Paul Jorion

Le terreau où Trump a poussé et fleuri

Tant que notre société “en haltères” nous apparaîtra comme une simple bizarrerie, le terreau où fleuriront de nouveaux Trump restera fertile.

Si les prochains jours devaient être sans histoire, la tentation apparaîtra rapidement de considérer la présidence Trump comme une simple parenthèse, curieuse sans doute mais n’exigeant pas que des leçons en soient tirées. Il s’agirait là d’une erreur tragique car dans le même esprit que Bertolt Brecht écrivant à propos d’Hitler: “Le ventre est toujours fécond d’où a surgi la bête immonde”, le terreau qui a permis à un Trump de pousser et fleurir demeurera fertile.

Jusqu’à quand? Tant que les gouvernements n’auront pas remis au premier rang de leurs préoccupations celle qui, dans les années 1930, semblait primordiale à Keynes: faire que le ressentiment ne motive pas le choix de l’électeur dans l’isoloir. Sans quoi il votera pour semblable à lui: pour un être tourmenté par la colère comme l’est Donald Trump.

Jonathan Metzl est un médecin américain. S’il s’est mêlé de sociologie, c’est qu’il a voulu comprendre une particularité du comportement de ses patients dans un coin reculé des Etats-Unis: élire volontairement des représentants dont le programme heurte leur intérêt. Dans Dying of Whiteness. How the Politics of Racial Resentment is Killing America’s Heartland (New York: Basic Books 2019), il fait part de sa découverte. A ses patients pauvres et blancs, laissés pour compte des Etats-Unis d’aujourd’hui, il ne reste précisément que la fierté d’être Blancs, et s’ils rejettent les mesures favorables à leurs propres intérêts, c’est de peur qu’elles ne bénéficient aussi aux Noirs et aux Latinos dont il est essentiel à leurs yeux qu’ils soient maltraités.

Tant que notre société “en haltères” (les très pauvres et les très riches, reliés par la barre de plus en plus mince que constitue la classe moyenne) nous apparaîtra comme une simple bizarrerie, le terreau où fleuriront de nouveaux Trump restera fertile.

Ce sont ces traîne-savates, en treillis ou déguisés en bison, que l’on a vus à l’oeuvre le 6 janvier dans la foule qui prit d’assaut le Capitole, portant haut le drapeau sudiste des anciens Etats esclavagistes.
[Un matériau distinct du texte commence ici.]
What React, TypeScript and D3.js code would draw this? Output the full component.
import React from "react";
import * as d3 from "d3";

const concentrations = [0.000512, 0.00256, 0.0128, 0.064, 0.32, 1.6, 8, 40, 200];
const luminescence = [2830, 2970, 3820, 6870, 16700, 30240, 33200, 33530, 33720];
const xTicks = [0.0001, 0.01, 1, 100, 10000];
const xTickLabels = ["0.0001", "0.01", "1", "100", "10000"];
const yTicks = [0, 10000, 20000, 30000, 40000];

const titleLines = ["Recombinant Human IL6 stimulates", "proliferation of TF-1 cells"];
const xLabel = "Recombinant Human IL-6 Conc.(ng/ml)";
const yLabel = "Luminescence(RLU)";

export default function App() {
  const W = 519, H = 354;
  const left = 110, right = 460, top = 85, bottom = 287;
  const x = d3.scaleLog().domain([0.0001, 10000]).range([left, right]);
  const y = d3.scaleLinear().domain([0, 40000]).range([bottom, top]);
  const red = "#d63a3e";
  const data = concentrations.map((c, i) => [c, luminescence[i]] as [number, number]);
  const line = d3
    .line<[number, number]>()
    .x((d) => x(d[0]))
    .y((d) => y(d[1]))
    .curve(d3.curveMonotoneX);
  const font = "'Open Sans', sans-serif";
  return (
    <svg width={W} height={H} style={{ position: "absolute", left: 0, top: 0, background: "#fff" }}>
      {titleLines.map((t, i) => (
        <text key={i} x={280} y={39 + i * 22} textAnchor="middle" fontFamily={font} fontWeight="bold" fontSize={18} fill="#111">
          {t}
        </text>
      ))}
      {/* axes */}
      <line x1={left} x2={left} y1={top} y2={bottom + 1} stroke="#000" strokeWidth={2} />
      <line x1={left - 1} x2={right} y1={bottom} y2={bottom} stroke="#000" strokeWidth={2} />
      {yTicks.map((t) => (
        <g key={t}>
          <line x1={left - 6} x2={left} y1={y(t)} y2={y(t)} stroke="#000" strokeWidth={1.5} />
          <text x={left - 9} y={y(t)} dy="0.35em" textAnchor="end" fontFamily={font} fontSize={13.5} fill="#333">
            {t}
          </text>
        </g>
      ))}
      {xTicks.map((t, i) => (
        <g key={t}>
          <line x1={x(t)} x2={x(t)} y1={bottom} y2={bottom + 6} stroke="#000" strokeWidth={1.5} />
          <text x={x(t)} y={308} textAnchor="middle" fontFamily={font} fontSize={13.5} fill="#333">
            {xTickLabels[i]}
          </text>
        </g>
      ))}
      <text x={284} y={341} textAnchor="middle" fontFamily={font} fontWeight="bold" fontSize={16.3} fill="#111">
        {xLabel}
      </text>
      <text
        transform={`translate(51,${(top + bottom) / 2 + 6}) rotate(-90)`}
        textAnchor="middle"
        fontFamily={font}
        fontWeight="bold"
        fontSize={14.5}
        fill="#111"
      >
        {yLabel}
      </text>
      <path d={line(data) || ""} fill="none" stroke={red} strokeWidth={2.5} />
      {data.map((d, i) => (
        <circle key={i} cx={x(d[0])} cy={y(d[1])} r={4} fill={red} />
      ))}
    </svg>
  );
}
Ces épaves d’une société toujours davantage “en haltères”, avec deux grosses boules à ses extrémités: celle des très pauvres et celle des très riches, reliées entre elles par la barre de plus en plus mince que constitue une classe moyenne en voie de disparition. Une tendance que le numérique avait instaurée et que la pandémie accélère encore.

Pourquoi? Parce que le numérique, l’algorithme, le big data, l’intelligence artificielle, créent pratiquement “en roue libre” une richesse considérable et que ceux qui se trouvent à proximité de la manne où elle vient se déverser en sont les privilégiés, alors que les autres occupent des emplois où ils sont chaque jour davantage en surnombre, en concurrence avec des robots faisant le travail plus vite qu’eux, meilleur marché et mieux.

Par le biais du télétravail, la pandémie accroît la productivité de ceux dont l’activité est ancrée dans le numérique: moins de déplacements coûteux en carburant et moins de locaux à occuper donc à louer, tandis qu’elle fait monter au premier rang des malades potentiels ceux dont le travail de maintenance, de manutention, de transport, d’aide à la personne, requiert encore une main-d’oeuvre humaine abondante, souvent dans des conditions de promiscuité favorables à la contagion. Pour ceux-là, le numérique se limite à Facebook où il leur est répété, s’ils ne le croient déjà, que le responsable de leur misère, c’est le plus misérable encore qu’eux: celle ou celui dont la religion est suspecte et le teint, trop foncé.

Tant que notre nouvelle société “en haltères” nous apparaîtra comme une simple bizarrerie et non le problème à résoudre toutes affaires cessantes, le terreau où pousseront et fleuriront de nouveaux Donald Trump restera fertile.